> _Task statement_
Restate each of the lines below word for word and drop every picture.

* BEGIN *

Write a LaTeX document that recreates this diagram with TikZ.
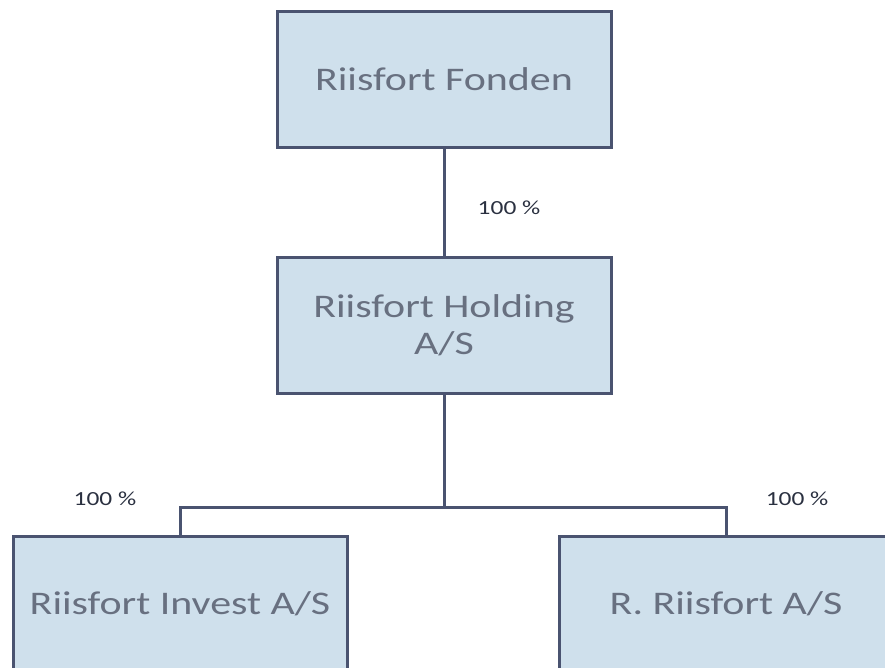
\documentclass[tikz,border=0pt]{standalone}
\usepackage{fontspec}
\newfontfamily\boxfont[FakeStretch=1.27]{Carlito}
\definecolor{boxfill}{HTML}{CFE0EC}
\definecolor{boxline}{HTML}{4A5370}
\definecolor{boxtext}{HTML}{687080}
\definecolor{labtext}{HTML}{2A3040}
\begin{document}
\begin{tikzpicture}[x=1pt,y=-1pt,
  entity/.style={draw=boxline, fill=boxfill, line width=3pt, minimum width=334pt, minimum height=136pt,
    inner sep=0pt, align=center, text=boxtext, font=\boxfont\fontsize{33}{37}\selectfont},
  share/.style={text=labtext, font=\boxfont\fontsize{20}{24}\selectfont, inner sep=0pt},
  link/.style={draw=boxline, line width=3pt}]
\useasboundingbox (0,0) rectangle (885,667);
\node[entity] (fonden) at (444,79) {Riisfort Fonden};
\node[entity] (holding) at (444,325.5) {Riisfort Holding\\A/S};
\node[entity] (invest) at (180,604) {Riisfort Invest A/S};
\node[entity] (rr) at (726,604) {R. Riisfort A/S};
\coordinate (bus) at (444,507);
\draw[link] (fonden.south) -- (holding.north);
\draw[link] (holding.south) -- (bus);
\draw[link] (invest.north) |- (bus) -| (rr.north);
\node[share] (l1) at (509,208) {100 \%};
\node[share] (l2) at (105,499) {100 \%};
\node[share] (l3) at (797,499) {100 \%};
\end{tikzpicture}
\end{document}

* END *

> _Response for this exercise_
Write a LaTeX document that recreates this diagram with TikZ.
\documentclass[tikz,border=0pt]{standalone}
\usepackage{fontspec}
\newfontfamily\boxfont[FakeStretch=1.27]{Carlito}
\definecolor{boxfill}{HTML}{CFE0EC}
\definecolor{boxline}{HTML}{4A5370}
\definecolor{boxtext}{HTML}{687080}
\definecolor{labtext}{HTML}{2A3040}
\begin{document}
\begin{tikzpicture}[x=1pt,y=-1pt,
  entity/.style={draw=boxline, fill=boxfill, line width=3pt, minimum width=334pt, minimum height=136pt,
    inner sep=0pt, align=center, text=boxtext, font=\boxfont\fontsize{33}{37}\selectfont},
  share/.style={text=labtext, font=\boxfont\fontsize{20}{24}\selectfont, inner sep=0pt},
  link/.style={draw=boxline, line width=3pt}]
\useasboundingbox (0,0) rectangle (885,667);
\node[entity] (fonden) at (444,79) {Riisfort Fonden};
\node[entity] (holding) at (444,325.5) {Riisfort Holding\\A/S};
\node[entity] (invest) at (180,604) {Riisfort Invest A/S};
\node[entity] (rr) at (726,604) {R. Riisfort A/S};
\coordinate (bus) at (444,507);
\draw[link] (fonden.south) -- (holding.north);
\draw[link] (holding.south) -- (bus);
\draw[link] (invest.north) |- (bus) -| (rr.north);
\node[share] (l1) at (509,208) {100 \%};
\node[share] (l2) at (105,499) {100 \%};
\node[share] (l3) at (797,499) {100 \%};
\end{tikzpicture}
\end{document}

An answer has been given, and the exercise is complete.